EXERCISE. Copy out each line exactly; pictures stay out of the copy.

▬▬▬

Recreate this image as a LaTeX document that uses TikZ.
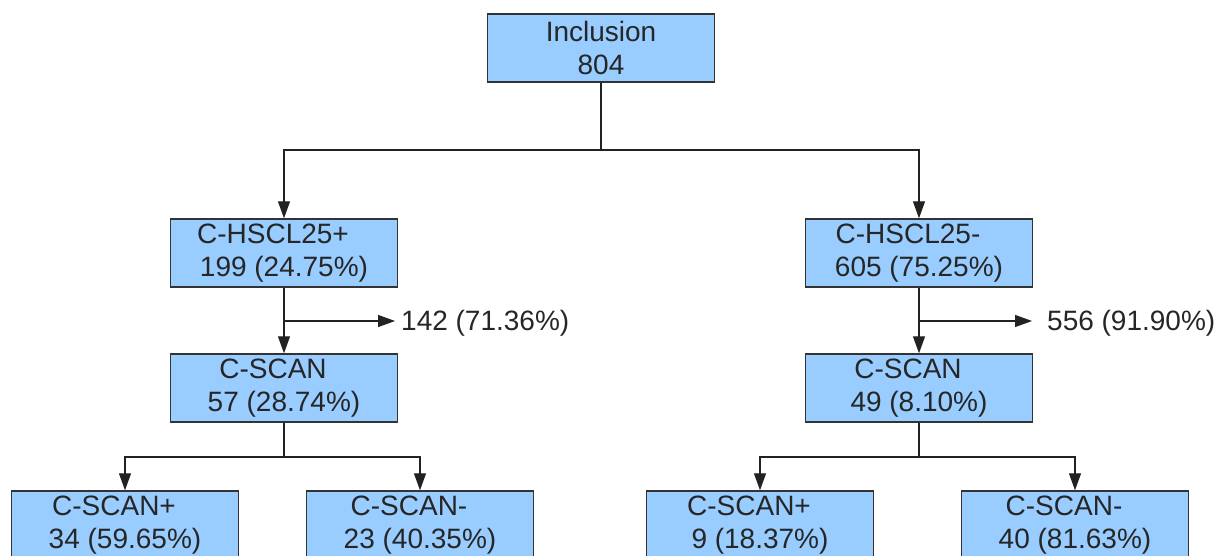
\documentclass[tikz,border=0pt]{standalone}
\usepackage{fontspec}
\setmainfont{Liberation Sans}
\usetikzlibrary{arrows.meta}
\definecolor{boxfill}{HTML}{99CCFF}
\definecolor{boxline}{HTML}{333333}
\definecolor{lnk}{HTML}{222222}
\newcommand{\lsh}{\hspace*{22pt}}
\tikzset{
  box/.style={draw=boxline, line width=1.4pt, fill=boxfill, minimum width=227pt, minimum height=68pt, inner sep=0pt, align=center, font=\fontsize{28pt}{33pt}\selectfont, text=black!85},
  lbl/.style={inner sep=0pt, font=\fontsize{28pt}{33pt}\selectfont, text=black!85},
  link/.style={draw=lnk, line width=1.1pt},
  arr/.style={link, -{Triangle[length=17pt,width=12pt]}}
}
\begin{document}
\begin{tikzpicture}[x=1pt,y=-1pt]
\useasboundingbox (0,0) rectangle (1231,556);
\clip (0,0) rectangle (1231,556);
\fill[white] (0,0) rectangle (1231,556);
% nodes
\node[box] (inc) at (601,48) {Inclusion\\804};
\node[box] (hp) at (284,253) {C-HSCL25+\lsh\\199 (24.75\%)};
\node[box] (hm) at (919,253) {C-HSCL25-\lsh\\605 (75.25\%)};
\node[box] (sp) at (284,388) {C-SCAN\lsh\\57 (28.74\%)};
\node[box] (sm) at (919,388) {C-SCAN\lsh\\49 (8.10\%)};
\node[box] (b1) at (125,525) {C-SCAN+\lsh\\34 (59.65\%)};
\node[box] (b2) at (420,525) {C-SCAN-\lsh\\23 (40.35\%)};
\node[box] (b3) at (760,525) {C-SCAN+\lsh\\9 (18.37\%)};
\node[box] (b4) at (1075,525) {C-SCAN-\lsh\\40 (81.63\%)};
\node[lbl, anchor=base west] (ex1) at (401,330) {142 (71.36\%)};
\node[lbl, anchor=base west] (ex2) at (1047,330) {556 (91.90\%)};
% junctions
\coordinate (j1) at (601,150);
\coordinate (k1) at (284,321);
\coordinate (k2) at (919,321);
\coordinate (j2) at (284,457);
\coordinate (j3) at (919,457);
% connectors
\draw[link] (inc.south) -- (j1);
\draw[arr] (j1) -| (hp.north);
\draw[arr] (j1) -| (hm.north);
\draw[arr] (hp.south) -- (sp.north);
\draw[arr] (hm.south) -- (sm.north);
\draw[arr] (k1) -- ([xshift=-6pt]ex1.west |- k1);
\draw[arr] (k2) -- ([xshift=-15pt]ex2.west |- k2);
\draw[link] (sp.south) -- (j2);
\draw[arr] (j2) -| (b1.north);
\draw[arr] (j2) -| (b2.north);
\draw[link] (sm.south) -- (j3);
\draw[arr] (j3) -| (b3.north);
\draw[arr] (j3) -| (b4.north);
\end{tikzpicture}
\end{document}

▬▬▬

PROBLEM SOLUTION.
Recreate this image as a LaTeX document that uses TikZ.
\documentclass[tikz,border=0pt]{standalone}
\usepackage{fontspec}
\setmainfont{Liberation Sans}
\usetikzlibrary{arrows.meta}
\definecolor{boxfill}{HTML}{99CCFF}
\definecolor{boxline}{HTML}{333333}
\definecolor{lnk}{HTML}{222222}
\newcommand{\lsh}{\hspace*{22pt}}
\tikzset{
  box/.style={draw=boxline, line width=1.4pt, fill=boxfill, minimum width=227pt, minimum height=68pt, inner sep=0pt, align=center, font=\fontsize{28pt}{33pt}\selectfont, text=black!85},
  lbl/.style={inner sep=0pt, font=\fontsize{28pt}{33pt}\selectfont, text=black!85},
  link/.style={draw=lnk, line width=1.1pt},
  arr/.style={link, -{Triangle[length=17pt,width=12pt]}}
}
\begin{document}
\begin{tikzpicture}[x=1pt,y=-1pt]
\useasboundingbox (0,0) rectangle (1231,556);
\clip (0,0) rectangle (1231,556);
\fill[white] (0,0) rectangle (1231,556);
% nodes
\node[box] (inc) at (601,48) {Inclusion\\804};
\node[box] (hp) at (284,253) {C-HSCL25+\lsh\\199 (24.75\%)};
\node[box] (hm) at (919,253) {C-HSCL25-\lsh\\605 (75.25\%)};
\node[box] (sp) at (284,388) {C-SCAN\lsh\\57 (28.74\%)};
\node[box] (sm) at (919,388) {C-SCAN\lsh\\49 (8.10\%)};
\node[box] (b1) at (125,525) {C-SCAN+\lsh\\34 (59.65\%)};
\node[box] (b2) at (420,525) {C-SCAN-\lsh\\23 (40.35\%)};
\node[box] (b3) at (760,525) {C-SCAN+\lsh\\9 (18.37\%)};
\node[box] (b4) at (1075,525) {C-SCAN-\lsh\\40 (81.63\%)};
\node[lbl, anchor=base west] (ex1) at (401,330) {142 (71.36\%)};
\node[lbl, anchor=base west] (ex2) at (1047,330) {556 (91.90\%)};
% junctions
\coordinate (j1) at (601,150);
\coordinate (k1) at (284,321);
\coordinate (k2) at (919,321);
\coordinate (j2) at (284,457);
\coordinate (j3) at (919,457);
% connectors
\draw[link] (inc.south) -- (j1);
\draw[arr] (j1) -| (hp.north);
\draw[arr] (j1) -| (hm.north);
\draw[arr] (hp.south) -- (sp.north);
\draw[arr] (hm.south) -- (sm.north);
\draw[arr] (k1) -- ([xshift=-6pt]ex1.west |- k1);
\draw[arr] (k2) -- ([xshift=-15pt]ex2.west |- k2);
\draw[link] (sp.south) -- (j2);
\draw[arr] (j2) -| (b1.north);
\draw[arr] (j2) -| (b2.north);
\draw[link] (sm.south) -- (j3);
\draw[arr] (j3) -| (b3.north);
\draw[arr] (j3) -| (b4.north);
\end{tikzpicture}
\end{document}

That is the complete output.